The heart-pounding true story of the plot to kill the most powerful man in America.
In 1892, America was on the verge of another civil war, this one over industrial slavery. It was the era of robber barons, and none was more reviled for his harsh treatment of workers than industrialist Henry Clay Frick. The deadly Homestead Steel Strike that summer had left Frick with blood on his hands, and two young, impassioned radicals thought he should pay for his crimes. Answering the utopian call of a world without government, Alexander Berkman and his lover, Emma Goldman, set out for revenge in the name of the proletariat. Theirs is the story of revolution by murder.
A "dramatic, fast-moving new tale of violence and political activism," wrote Douglas Perry in a review posted on Oregonlive.com. "Revolution by Murder is a Kindle single, not a full-scale historical work. That means the story, at just 51 pages, is self-contained, the context flash-fried. But that's what Morris, the author of a well-received biography of Joseph Pulitzer, wants it to be. It might be little more than a snack for a serious history reader, but it's a tasty one."

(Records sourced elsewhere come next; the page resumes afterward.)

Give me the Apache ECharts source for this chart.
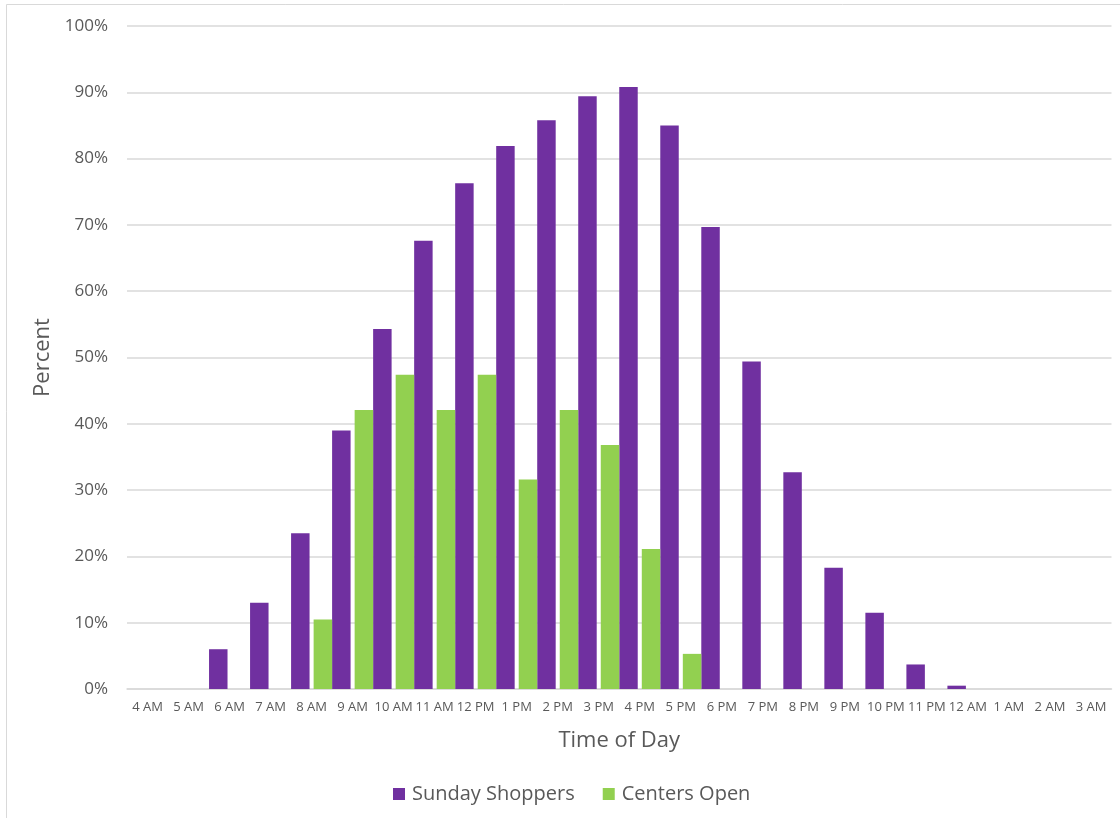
<!DOCTYPE html>
<html>
<head>
<meta charset="utf-8">
<script src="https://cdn.jsdelivr.net/npm/echarts@6/dist/echarts.min.js"></script>
<style>
  html, body { margin: 0; padding: 0; background: #ffffff; }
  #chart { width: 1120px; height: 818px; }
</style>
</head>
<body>
<div id="chart"></div>
<script>
const categories = ['4 AM','5 AM','6 AM','7 AM','8 AM','9 AM','10 AM','11 AM','12 PM','1 PM','2 PM','3 PM','4 PM','5 PM','6 PM','7 PM','8 PM','9 PM','10 PM','11 PM','12 AM','1 AM','2 AM','3 AM'];
const sundayShoppers = [0,0,6.0,13.0,23.5,39.0,54.3,67.6,76.3,81.9,85.8,89.4,90.8,85.0,69.7,49.4,32.7,18.3,11.5,3.7,0.5,0,0,0];
const centersOpen = [0,0,0,0,10.5,42.1,47.4,42.1,47.4,31.6,42.1,36.8,21.1,5.3,0,0,0,0,0,0,0,0,0,0];
const yTicks = { min: 0, max: 100, interval: 10 };

const FONT = '"Open Sans", sans-serif';
const TXT = '#595959';

const chart = echarts.init(document.getElementById('chart'), null, { renderer: 'canvas' });
chart.setOption({
  animation: false,
  backgroundColor: '#ffffff',
  textStyle: { fontFamily: FONT, color: TXT },
  graphic: [{
    type: 'rect',
    shape: { x: 6.5, y: 4.5, width: 1200, height: 900 },
    style: { fill: 'none', stroke: '#d9d9d9', lineWidth: 1 },
    silent: true
  }],
  grid: { left: 127, right: 8.5, top: 26, bottom: 129, containLabel: false },
  legend: {
    left: 388, top: 779,
    itemWidth: 12, itemHeight: 12, itemGap: 28,
    icon: 'rect',
    textStyle: { fontFamily: FONT, fontSize: 20, color: TXT, lineHeight: 20, padding: [0, 0, 0, 2] },
    data: ['Sunday Shoppers', 'Centers Open']
  },
  xAxis: {
    type: 'category',
    data: categories,
    name: 'Time of Day',
    nameLocation: 'middle',
    nameGap: 41,
    nameTextStyle: { fontFamily: FONT, fontSize: 22, color: TXT },
    axisLine: { lineStyle: { color: '#d9d9d9', width: 1.5 } },
    axisTick: { show: false },
    axisLabel: { interval: 0, fontFamily: FONT, fontSize: 13, color: TXT, margin: 12 }
  },
  yAxis: {
    type: 'value',
    min: yTicks.min, max: yTicks.max, interval: yTicks.interval,
    name: 'Percent',
    nameLocation: 'middle',
    nameGap: 66,
    nameRotate: 90,
    nameTextStyle: { fontFamily: FONT, fontSize: 22, color: TXT },
    axisLine: { show: false },
    axisTick: { show: false },
    axisLabel: { formatter: '{value}%', fontFamily: FONT, fontSize: 17, color: TXT, margin: 19 },
    splitLine: { lineStyle: { color: '#d9d9d9', width: 1.5 } }
  },
  series: [
    {
      name: 'Sunday Shoppers',
      type: 'bar',
      data: sundayShoppers,
      barCategoryGap: '0%',
      barGap: '22%',
      itemStyle: { color: '#7030a0' }
    },
    {
      name: 'Centers Open',
      type: 'bar',
      data: centersOpen,
      barCategoryGap: '0%',
      barGap: '22%',
      itemStyle: { color: '#92d050' }
    }
  ]
});
</script>
</body>
</html>
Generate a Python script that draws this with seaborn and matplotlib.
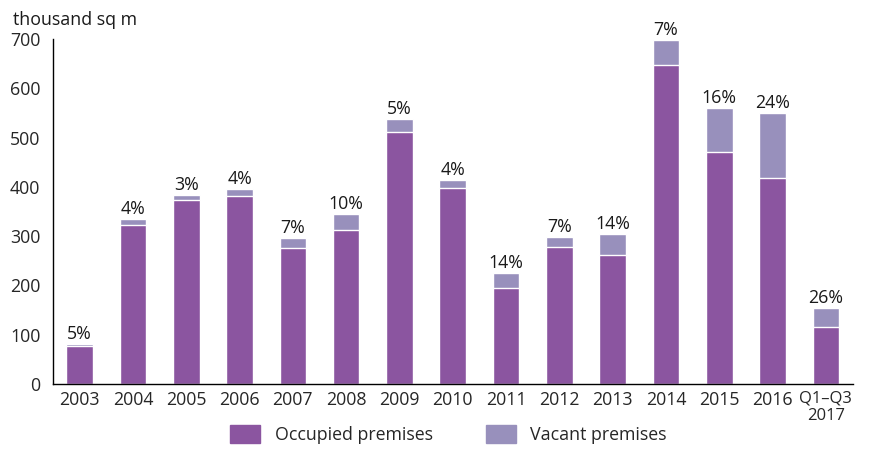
import matplotlib.pyplot as plt
import matplotlib.patches as mpatches
import seaborn as sns
import numpy as np
import pandas as pd

years = ['2003', '2004', '2005', '2006', '2007', '2008', '2009', '2010',
         '2011', '2012', '2013', '2014', '2015', '2016', 'Q1–Q3\n2017']
occupied = [78, 322, 373, 382, 276, 312, 511, 398, 194, 278, 262, 648, 471, 418, 115]
vacant = [4, 12, 11, 14, 20, 33, 26, 17, 31, 21, 42, 50, 90, 132, 40]
shares = ['5%', '4%', '3%', '4%', '7%', '10%', '5%', '4%', '14%', '7%', '14%', '7%', '16%', '24%', '26%']

c_occ = '#8b55a0'
c_vac = '#9890bc'
fs = 12.8

df = pd.DataFrame({'year': years, 'occupied': occupied, 'vacant': vacant})
df['total'] = df['occupied'] + df['vacant']

sns.set_style('white')
plt.rcParams['font.family'] = ['Open Sans', 'DejaVu Sans']

fig = plt.figure(figsize=(8.71, 4.49), dpi=100)
ax = fig.add_axes([0.0608, 0.1448, 0.918, 0.768])

sns.barplot(data=df, x='year', y='total', color=c_vac, width=0.5,
            edgecolor='white', linewidth=1, saturation=1, ax=ax)
sns.barplot(data=df, x='year', y='occupied', color=c_occ, width=0.5,
            edgecolor='white', linewidth=1, saturation=1, ax=ax)

for i, (t, s) in enumerate(zip(df['total'], shares)):
    ax.text(i, t + 2, s, ha='center', va='bottom', fontsize=fs, color='#1a1a1a')

ax.set_xlim(-0.5, 14.5)
ax.set_ylim(0, 700)
ax.set_yticks(range(0, 701, 100))
ax.set_xlabel('')
ax.set_ylabel('')
ax.set_xticks(np.arange(0.5, 14, 1), minor=True)
ax.tick_params(axis='x', which='major', length=0, labelsize=fs, pad=5)
ax.tick_params(axis='x', which='minor', length=6, width=1, color='black')
ax.tick_params(axis='y', length=5, width=1, color='black', labelsize=fs, pad=4)
for lbl in ax.get_xticklabels():
    if 'Q1' in lbl.get_text():
        lbl.set_fontsize(12)
        lbl.set_linespacing(1.1)

sns.despine(ax=ax)
for sp in ['left', 'bottom']:
    ax.spines[sp].set_color('black')
    ax.spines[sp].set_linewidth(1)

fig.text(0.015, 0.975, 'thousand sq m', fontsize=fs, ha='left', va='top', color='#1a1a1a')

handles = [mpatches.Patch(color=c_occ, label='Occupied premises'),
           mpatches.Patch(color=c_vac, label='Vacant premises')]
fig.legend(handles=handles, loc='lower center', bbox_to_anchor=(0.515, -0.025), ncol=2,
           frameon=False, fontsize=fs, handlelength=1.7, handleheight=1.15,
           columnspacing=3.0, handletextpad=0.8)

fig.savefig('out.png', dpi=100)
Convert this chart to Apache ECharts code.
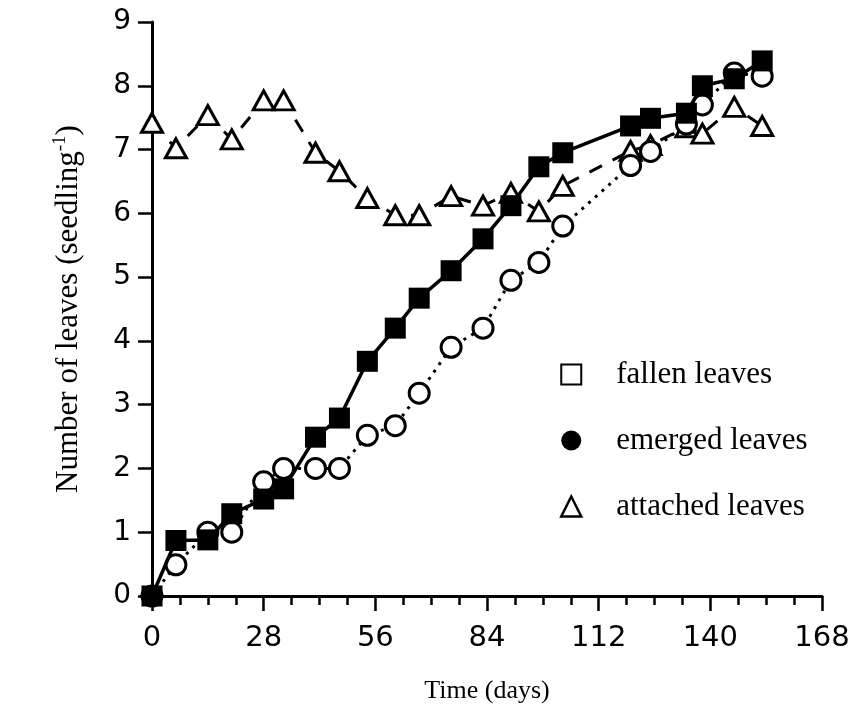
<!DOCTYPE html>
<html>
<head>
<meta charset="utf-8">
<script src="https://cdn.jsdelivr.net/npm/echarts@6/dist/echarts.min.js"></script>
<style>
html,body{margin:0;padding:0;background:#fff;}
#chart{width:856px;height:704px;}
</style>
</head>
<body>
<div id="chart"></div>
<script>
// Sampling days (x)
const days = [0, 6, 14, 20, 28, 33, 41, 47, 54, 61, 67, 75, 83, 90, 97, 103, 120, 125, 134, 138, 146, 153];
// Filled squares, solid line
const emerged = [0, 0.87, 0.88, 1.29, 1.52, 1.68, 2.49, 2.79, 3.68, 4.2, 4.67, 5.1, 5.6, 6.12, 6.73, 6.95, 7.37, 7.49, 7.57, 8.0, 8.11, 8.39];
// Open circles, dotted line
const fallen = [0, 0.49, 1.0, 1.0, 1.79, 2.0, 2.0, 2.0, 2.52, 2.67, 3.18, 3.9, 4.2, 4.95, 5.23, 5.8, 6.75, 6.97, 7.4, 7.7, 8.2, 8.15];
// Open triangles, dashed line
const attached = [7.42, 7.02, 7.54, 7.16, 7.77, 7.77, 6.95, 6.66, 6.24, 5.97, 5.97, 6.27, 6.12, 6.32, 6.03, 6.43, 6.98, 7.07, 7.35, 7.25, 7.67, 7.37];
const xTicks = [0, 28, 56, 84, 112, 140, 168];
const legendNames = ['fallen leaves', 'emerged leaves', 'attached leaves'];

const pair = (ys) => days.map((d, i) => [d, ys[i]]);

const chart = echarts.init(document.getElementById('chart'), null, {renderer: 'canvas'});
const serif = 'Liberation Serif';
const sans = 'DejaVu Sans';

chart.setOption({
  animation: false,
  backgroundColor: '#fff',
  grid: {left: 152, right: 34, top: 22, bottom: 108, containLabel: false, outerBoundsMode: 'none'},
  xAxis: {
    type: 'value', min: xTicks[0], max: xTicks[xTicks.length - 1], interval: 28,
    name: 'Time (days)', nameLocation: 'middle', nameGap: 82,
    nameTextStyle: {fontFamily: serif, fontSize: 26, color: '#000'},
    axisLine: {show: true, onZero: false, lineStyle: {color: '#000', width: 3}},
    axisTick: {show: true, inside: false, length: 15, lineStyle: {color: '#000', width: 2.5}},
    minorTick: {show: true, splitNumber: 4, length: 9, lineStyle: {color: '#000', width: 2.5}},
    splitLine: {show: false},
    axisLabel: {fontFamily: sans, fontSize: 29, color: '#000', margin: 28}
  },
  yAxis: {
    type: 'value', min: 0, max: 9, interval: 1,
    name: '{n|Number of leaves (seedling}{s|-1}{n|)}', nameLocation: 'middle', nameGap: 66, nameRotate: 90,
    nameTextStyle: {fontFamily: serif, fontSize: 31, color: '#000',
      rich: {n: {fontFamily: serif, fontSize: 31, color: '#000'},
             s: {fontFamily: serif, fontSize: 19, color: '#000', padding: [0, 0, 16, 0]}}},
    axisLine: {show: true, onZero: false, lineStyle: {color: '#000', width: 3}},
    axisTick: {show: true, inside: false, length: 14, lineStyle: {color: '#000', width: 2.5}},
    splitLine: {show: false},
    axisLabel: {fontFamily: sans, fontSize: 28, color: '#000', margin: 21}
  },
  legend: {
    orient: 'vertical', left: 555, top: 354, itemGap: 35, itemWidth: 20, itemHeight: 20,
    textStyle: {fontFamily: serif, fontSize: 31, color: '#000', padding: [0, 0, 0, 30]},
    data: [
      {name: legendNames[0], icon: 'rect', itemStyle: {color: '#fff', borderColor: '#000', borderWidth: 2}},
      {name: legendNames[1], icon: 'circle', itemStyle: {color: '#000', borderColor: '#000', borderWidth: 0}},
      {name: legendNames[2], icon: 'triangle', itemStyle: {color: '#fff', borderColor: '#000', borderWidth: 2.5}}
    ]
  },
  series: [
    {
      name: legendNames[2], type: 'line', data: pair(attached), z: 2,
      symbol: 'triangle', symbolSize: [21, 19],
      itemStyle: {color: '#fff', borderColor: '#000', borderWidth: 3},
      lineStyle: {color: '#000', width: 3, type: [14, 12]}
    },
    {
      name: legendNames[0], type: 'line', data: pair(fallen), z: 3,
      symbol: 'circle', symbolSize: 20,
      itemStyle: {color: '#fff', borderColor: '#000', borderWidth: 3},
      lineStyle: {color: '#000', width: 3, type: [3, 6]}
    },
    {
      name: legendNames[1], type: 'line', data: pair(emerged), z: 4,
      symbol: 'rect', symbolSize: 21,
      itemStyle: {color: '#000', borderColor: '#000', borderWidth: 0},
      lineStyle: {color: '#000', width: 3.5, type: 'solid'}
    }
  ]
});
</script>
</body>
</html>
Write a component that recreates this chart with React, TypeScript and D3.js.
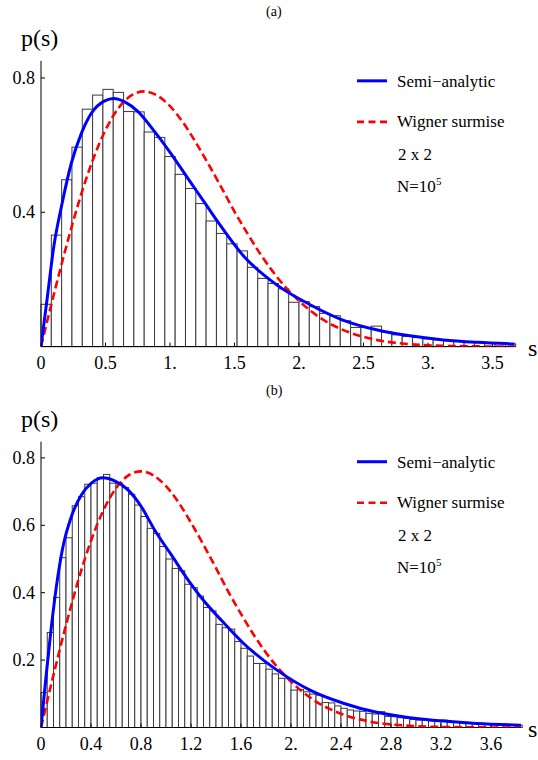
import * as d3 from "d3";

// panel (a): bins of 0.08
const binWidthA = 0.08;
const histA = [
  0.126, 0.332, 0.497, 0.594, 0.707, 0.749, 0.766, 0.757, 0.7, 0.699,
  0.639, 0.623, 0.566, 0.513, 0.471, 0.426, 0.374, 0.337, 0.306, 0.285,
  0.236, 0.203, 0.188, 0.172, 0.132, 0.134, 0.119, 0.099, 0.092, 0.077,
  0.057, 0.057, 0.061, 0.044, 0.035, 0.03, 0.027, 0.023, 0.02, 0.018,
  0.015, 0.013, 0.012, 0.01, 0.009, 0.008,
];
const semiSA = [0, 0.05, 0.1, 0.16, 0.235, 0.313, 0.39, 0.494, 0.566, 0.649, 0.752, 0.881, 1.01, 1.14, 1.27, 1.37, 1.57, 1.83, 2.09, 2.34, 2.6, 2.86, 3.12, 3.38, 3.67];
const semiPA = [0, 0.15, 0.3, 0.42, 0.546, 0.635, 0.695, 0.732, 0.739, 0.729, 0.7, 0.64, 0.573, 0.5, 0.428, 0.372, 0.27, 0.183, 0.124, 0.079, 0.05, 0.032, 0.02, 0.013, 0.008];
const xTicksA = [0, 0.5, 1, 1.5, 2, 2.5, 3, 3.5];
const xLabelsA = ["0", "0.5", "1.", "1.5", "2.", "2.5", "3.", "3.5"];
const yTicksA = [0.4, 0.8];
const yLabelsA = ["0.4", "0.8"];

// panel (b): bins of 0.05
const binWidthB = 0.05;
const histB = [
  0.104, 0.282, 0.386, 0.504, 0.563, 0.658, 0.685, 0.722, 0.725, 0.741,
  0.751, 0.725, 0.726, 0.712, 0.692, 0.66, 0.626, 0.591, 0.576, 0.537,
  0.5, 0.472, 0.465, 0.425, 0.415, 0.39, 0.356, 0.346, 0.306, 0.296,
  0.292, 0.255, 0.235, 0.212, 0.19, 0.19, 0.173, 0.159, 0.146, 0.146,
  0.111, 0.113, 0.106, 0.099, 0.096, 0.074, 0.073, 0.064, 0.057, 0.052,
  0.049, 0.048, 0.042, 0.04, 0.047, 0.033, 0.032, 0.029, 0.027, 0.024,
  0.022, 0.022, 0.02, 0.019, 0.022, 0.016, 0.015, 0.014, 0.013, 0.012,
  0.011, 0.011, 0.01, 0.009, 0.008, 0.008, 0.007,
];
const semiSB = [0, 0.043, 0.083, 0.123, 0.176, 0.243, 0.323, 0.403, 0.496, 0.589, 0.696, 0.803, 0.909, 1.043, 1.176, 1.309, 1.416, 1.619, 1.885, 2.152, 2.419, 2.685, 2.952, 3.219, 3.485, 3.84];
const semiPB = [0, 0.161, 0.299, 0.418, 0.537, 0.626, 0.69, 0.725, 0.741, 0.732, 0.705, 0.655, 0.586, 0.512, 0.438, 0.373, 0.329, 0.25, 0.171, 0.111, 0.072, 0.045, 0.029, 0.019, 0.012, 0.007];
const xTicksB = [0, 0.4, 0.8, 1.2, 1.6, 2, 2.4, 2.8, 3.2, 3.6];
const xLabelsB = ["0", "0.4", "0.8", "1.2", "1.6", "2.", "2.4", "2.8", "3.2", "3.6"];
const yTicksB = [0.2, 0.4, 0.6, 0.8];
const yLabelsB = ["0.2", "0.4", "0.6", "0.8"];

// Wigner surmise, same in both panels
const wignerS = [0, 0.1, 0.2, 0.3, 0.4, 0.5, 0.6, 0.7, 0.8, 0.9, 1.0, 1.1, 1.2, 1.3, 1.4, 1.5, 1.6, 1.7, 1.8, 1.9, 2.0, 2.2, 2.4, 2.6, 2.8, 3.0, 3.3, 3.6, 3.9];
const wignerP = [0, 0.156, 0.304, 0.439, 0.554, 0.645, 0.71, 0.748, 0.76, 0.748, 0.716, 0.668, 0.608, 0.542, 0.473, 0.402, 0.337, 0.276, 0.222, 0.175, 0.136, 0.077, 0.041, 0.02, 0.009, 0.004, 0.001, 0.0002, 0];

const legendLabels = ["Semi\u2212analytic", "Wigner surmise"];
const sizeNote = "2 x 2";

const FONT = "Liberation Serif, Tinos, Times New Roman, DejaVu Serif, serif";

type PanelProps = {
  id: string;
  title: string;
  top: number;
  hist: number[];
  binWidth: number;
  semiS: number[];
  semiP: number[];
  xTicks: number[];
  xLabels: string[];
  yTicks: number[];
  yLabels: string[];
  sMax: number;
  pMax: number;
  baseY: number;
  pxPerS: number;
  pxPerP: number;
};

function Panel(props: PanelProps) {
  const { id, title, top, hist, binWidth, semiS, semiP, xTicks, xLabels, yTicks, yLabels, sMax, pMax, baseY, pxPerS, pxPerP } = props;
  const x0 = 41;
  const x = d3.scaleLinear().domain([0, sMax]).range([x0, x0 + pxPerS * sMax]);
  const y = d3.scaleLinear().domain([0, pMax]).range([baseY, baseY - pxPerP * pMax]);

  const line = d3
    .line<[number, number]>()
    .x((d) => x(d[0]))
    .y((d) => y(d[1]))
    .curve(d3.curveMonotoneX);

  const semiPts = semiS.map((s, i) => [s, semiP[i]] as [number, number]);
  const wigPts = wignerS.map((s, i) => [s, wignerP[i]] as [number, number]);

  const legX = 357;
  const legY = y(pMax) + 20;
  const txt = { fontFamily: FONT };

  return (
    <g style={txt}>
      <defs>
        <clipPath id={id}>
          <rect x={x0} y={y(pMax) - 5} width={x(sMax) - x0} height={baseY - y(pMax) + 5} />
        </clipPath>
      </defs>
      <text x={266} y={top} fontSize={14} style={txt}>{title}</text>
      <text x={21} y={y(pMax) - 15} fontSize={24} style={txt}>p(s)</text>

      {/* histogram */}
      {hist.map((v, i) => (
        <rect
          key={i}
          x={x(i * binWidth)}
          y={y(v)}
          width={x((i + 1) * binWidth) - x(i * binWidth)}
          height={baseY - y(v)}
          fill="#fff"
          stroke="#3a3a3a"
          strokeWidth={1}
        />
      ))}

      {/* axes */}
      <line x1={x0} x2={x0} y1={y(pMax)} y2={baseY} stroke="#000" strokeWidth={1} />
      <line x1={x0} x2={x(sMax)} y1={baseY} y2={baseY} stroke="#000" strokeWidth={1} />
      {yTicks.map((t, i) => (
        <g key={"y" + i}>
          <line x1={x0} x2={x0 + 4} y1={y(t)} y2={y(t)} stroke="#000" />
          <text x={35} y={y(t) + 6} fontSize={18} textAnchor="end" style={txt}>{yLabels[i]}</text>
        </g>
      ))}
      {xTicks.map((t, i) => (
        <g key={"x" + i}>
          <line x1={x(t)} x2={x(t)} y1={baseY} y2={baseY - 4} stroke="#000" />
          <text x={x(t)} y={baseY + 22.5} fontSize={18} textAnchor="middle" style={txt}>{xLabels[i]}</text>
        </g>
      ))}
      <text x={528} y={baseY + 9} fontSize={24} style={txt}>s</text>

      {/* curves */}
      <g clipPath={`url(#${id})`}>
        <path d={line(wigPts) || ""} fill="none" stroke="#ff0000" strokeWidth={2.6} strokeDasharray="8,4" />
        <path d={line(semiPts) || ""} fill="none" stroke="#0000ff" strokeWidth={3} />
      </g>

      {/* legend */}
      <line x1={legX} x2={legX + 30} y1={legY} y2={legY} stroke="#0000ff" strokeWidth={3} />
      <text x={397} y={legY + 6} fontSize={17} style={txt}>{legendLabels[0]}</text>
      <line x1={legX} x2={legX + 30} y1={legY + 41} y2={legY + 41} stroke="#ff0000" strokeWidth={2.6} strokeDasharray="7,4.5" />
      <text x={397} y={legY + 46} fontSize={17} style={txt}>{legendLabels[1]}</text>
      <text x={398} y={legY + 79} fontSize={17} style={txt}>{sizeNote}</text>
      <text x={397} y={legY + 111} fontSize={17} style={txt}>
        N=10<tspan dy={-7} fontSize={11}>5</tspan>
      </text>
    </g>
  );
}

export default function App() {
  return (
    <svg
      width={538}
      height={760}
      style={{ position: "absolute", left: 0, top: 0, background: "#fff", fontFamily: FONT }}
    >
      <rect width={538} height={760} fill="#fff" />
      <Panel
        id="clipA"
        title="(a)"
        top={16}
        hist={histA}
        binWidth={binWidthA}
        semiS={semiSA}
        semiP={semiPA}
        xTicks={xTicksA}
        xLabels={xLabelsA}
        yTicks={yTicksA}
        yLabels={yLabelsA}
        sMax={3.674}
        pMax={0.851}
        baseY={346.6}
        pxPerS={129}
        pxPerP={335.8}
      />
      <Panel
        id="clipB"
        title="(b)"
        top={395}
        hist={histB}
        binWidth={binWidthB}
        semiS={semiSB}
        semiP={semiPB}
        xTicks={xTicksB}
        xLabels={xLabelsB}
        yTicks={yTicksB}
        yLabels={yLabelsB}
        sMax={3.84}
        pMax={0.848}
        baseY={727.5}
        pxPerS={125}
        pxPerP={337}
      />
    </svg>
  );
}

James McGrath Morris is a biographer and writer of narrative nonfiction. His books include Eye on the Struggle: Ethel Payne's Journey Through the Civil Rights Revolution (forthcoming); Pulitzer: A Life in Politics, Print, and Power; The Rose Man of Sing Sing: A True Tale of Life, Murder, and Redemption in the Age of Yellow Journalism; and Jailhouse Journalism: The Fourth Estate Behind Bars. He lives in Santa Fe, New Mexico, and is currently writing a book about the friendship between writers Ernest Hemingway and John Dos Passos.